→ DATASET EXTRACT:
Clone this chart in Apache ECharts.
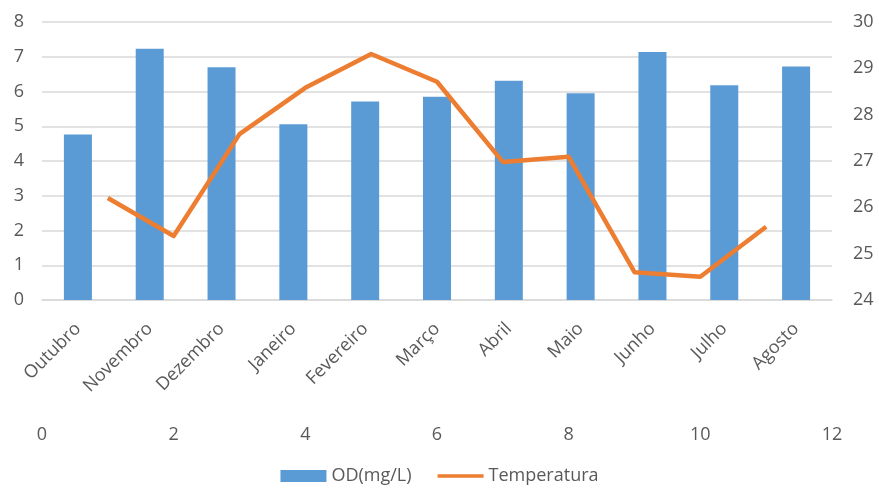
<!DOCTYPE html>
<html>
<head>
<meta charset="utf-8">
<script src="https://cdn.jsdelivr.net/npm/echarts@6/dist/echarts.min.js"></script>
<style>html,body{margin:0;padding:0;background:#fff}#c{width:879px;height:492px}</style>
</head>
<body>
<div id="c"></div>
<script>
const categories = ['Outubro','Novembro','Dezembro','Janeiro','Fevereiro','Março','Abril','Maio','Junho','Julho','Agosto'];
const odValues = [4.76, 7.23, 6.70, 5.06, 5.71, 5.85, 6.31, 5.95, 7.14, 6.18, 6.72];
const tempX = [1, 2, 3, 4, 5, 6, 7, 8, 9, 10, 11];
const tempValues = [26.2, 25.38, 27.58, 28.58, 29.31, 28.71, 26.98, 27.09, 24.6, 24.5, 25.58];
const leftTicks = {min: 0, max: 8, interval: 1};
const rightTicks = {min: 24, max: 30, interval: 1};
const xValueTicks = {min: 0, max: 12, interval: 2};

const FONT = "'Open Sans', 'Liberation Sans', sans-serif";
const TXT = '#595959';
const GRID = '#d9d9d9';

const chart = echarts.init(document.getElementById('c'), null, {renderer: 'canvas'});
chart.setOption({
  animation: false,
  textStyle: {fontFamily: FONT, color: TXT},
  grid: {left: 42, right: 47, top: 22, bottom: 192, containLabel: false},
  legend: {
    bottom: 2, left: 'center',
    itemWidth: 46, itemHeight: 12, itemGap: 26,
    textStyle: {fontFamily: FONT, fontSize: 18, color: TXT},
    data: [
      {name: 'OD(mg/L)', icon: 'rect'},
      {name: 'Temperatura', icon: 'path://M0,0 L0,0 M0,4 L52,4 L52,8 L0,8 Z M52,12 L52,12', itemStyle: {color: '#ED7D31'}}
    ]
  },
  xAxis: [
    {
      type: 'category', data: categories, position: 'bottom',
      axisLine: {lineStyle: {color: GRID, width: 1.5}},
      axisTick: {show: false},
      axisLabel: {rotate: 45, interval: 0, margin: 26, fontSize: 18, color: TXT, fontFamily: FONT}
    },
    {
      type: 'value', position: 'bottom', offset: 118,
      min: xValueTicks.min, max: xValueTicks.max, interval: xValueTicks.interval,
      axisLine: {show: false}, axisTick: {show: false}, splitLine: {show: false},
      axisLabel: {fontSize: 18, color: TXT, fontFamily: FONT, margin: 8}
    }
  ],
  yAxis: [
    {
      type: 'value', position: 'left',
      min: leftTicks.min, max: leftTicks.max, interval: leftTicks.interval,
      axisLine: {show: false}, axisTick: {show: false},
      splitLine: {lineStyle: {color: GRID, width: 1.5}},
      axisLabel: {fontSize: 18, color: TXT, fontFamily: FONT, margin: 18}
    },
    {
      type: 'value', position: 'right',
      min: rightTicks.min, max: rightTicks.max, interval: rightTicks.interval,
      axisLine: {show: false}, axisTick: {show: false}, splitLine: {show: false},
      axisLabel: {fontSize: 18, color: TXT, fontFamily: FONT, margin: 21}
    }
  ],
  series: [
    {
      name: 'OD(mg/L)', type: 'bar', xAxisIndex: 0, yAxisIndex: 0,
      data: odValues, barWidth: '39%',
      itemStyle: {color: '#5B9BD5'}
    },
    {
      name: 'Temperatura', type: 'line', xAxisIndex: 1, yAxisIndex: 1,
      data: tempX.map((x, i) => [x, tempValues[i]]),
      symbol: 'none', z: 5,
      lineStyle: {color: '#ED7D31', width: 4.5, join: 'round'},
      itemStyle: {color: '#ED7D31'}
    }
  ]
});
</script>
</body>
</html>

→ EXERCISE AIM: Transcribe the listing in full. Omit the pictures and keep every line exact.

→ SOLUTION FOR THIS EXERCISE:
Clone this chart in Apache ECharts.
<!DOCTYPE html>
<html>
<head>
<meta charset="utf-8">
<script src="https://cdn.jsdelivr.net/npm/echarts@6/dist/echarts.min.js"></script>
<style>html,body{margin:0;padding:0;background:#fff}#c{width:879px;height:492px}</style>
</head>
<body>
<div id="c"></div>
<script>
const categories = ['Outubro','Novembro','Dezembro','Janeiro','Fevereiro','Março','Abril','Maio','Junho','Julho','Agosto'];
const odValues = [4.76, 7.23, 6.70, 5.06, 5.71, 5.85, 6.31, 5.95, 7.14, 6.18, 6.72];
const tempX = [1, 2, 3, 4, 5, 6, 7, 8, 9, 10, 11];
const tempValues = [26.2, 25.38, 27.58, 28.58, 29.31, 28.71, 26.98, 27.09, 24.6, 24.5, 25.58];
const leftTicks = {min: 0, max: 8, interval: 1};
const rightTicks = {min: 24, max: 30, interval: 1};
const xValueTicks = {min: 0, max: 12, interval: 2};

const FONT = "'Open Sans', 'Liberation Sans', sans-serif";
const TXT = '#595959';
const GRID = '#d9d9d9';

const chart = echarts.init(document.getElementById('c'), null, {renderer: 'canvas'});
chart.setOption({
  animation: false,
  textStyle: {fontFamily: FONT, color: TXT},
  grid: {left: 42, right: 47, top: 22, bottom: 192, containLabel: false},
  legend: {
    bottom: 2, left: 'center',
    itemWidth: 46, itemHeight: 12, itemGap: 26,
    textStyle: {fontFamily: FONT, fontSize: 18, color: TXT},
    data: [
      {name: 'OD(mg/L)', icon: 'rect'},
      {name: 'Temperatura', icon: 'path://M0,0 L0,0 M0,4 L52,4 L52,8 L0,8 Z M52,12 L52,12', itemStyle: {color: '#ED7D31'}}
    ]
  },
  xAxis: [
    {
      type: 'category', data: categories, position: 'bottom',
      axisLine: {lineStyle: {color: GRID, width: 1.5}},
      axisTick: {show: false},
      axisLabel: {rotate: 45, interval: 0, margin: 26, fontSize: 18, color: TXT, fontFamily: FONT}
    },
    {
      type: 'value', position: 'bottom', offset: 118,
      min: xValueTicks.min, max: xValueTicks.max, interval: xValueTicks.interval,
      axisLine: {show: false}, axisTick: {show: false}, splitLine: {show: false},
      axisLabel: {fontSize: 18, color: TXT, fontFamily: FONT, margin: 8}
    }
  ],
  yAxis: [
    {
      type: 'value', position: 'left',
      min: leftTicks.min, max: leftTicks.max, interval: leftTicks.interval,
      axisLine: {show: false}, axisTick: {show: false},
      splitLine: {lineStyle: {color: GRID, width: 1.5}},
      axisLabel: {fontSize: 18, color: TXT, fontFamily: FONT, margin: 18}
    },
    {
      type: 'value', position: 'right',
      min: rightTicks.min, max: rightTicks.max, interval: rightTicks.interval,
      axisLine: {show: false}, axisTick: {show: false}, splitLine: {show: false},
      axisLabel: {fontSize: 18, color: TXT, fontFamily: FONT, margin: 21}
    }
  ],
  series: [
    {
      name: 'OD(mg/L)', type: 'bar', xAxisIndex: 0, yAxisIndex: 0,
      data: odValues, barWidth: '39%',
      itemStyle: {color: '#5B9BD5'}
    },
    {
      name: 'Temperatura', type: 'line', xAxisIndex: 1, yAxisIndex: 1,
      data: tempX.map((x, i) => [x, tempValues[i]]),
      symbol: 'none', z: 5,
      lineStyle: {color: '#ED7D31', width: 4.5, join: 'round'},
      itemStyle: {color: '#ED7D31'}
    }
  ]
});
</script>
</body>
</html>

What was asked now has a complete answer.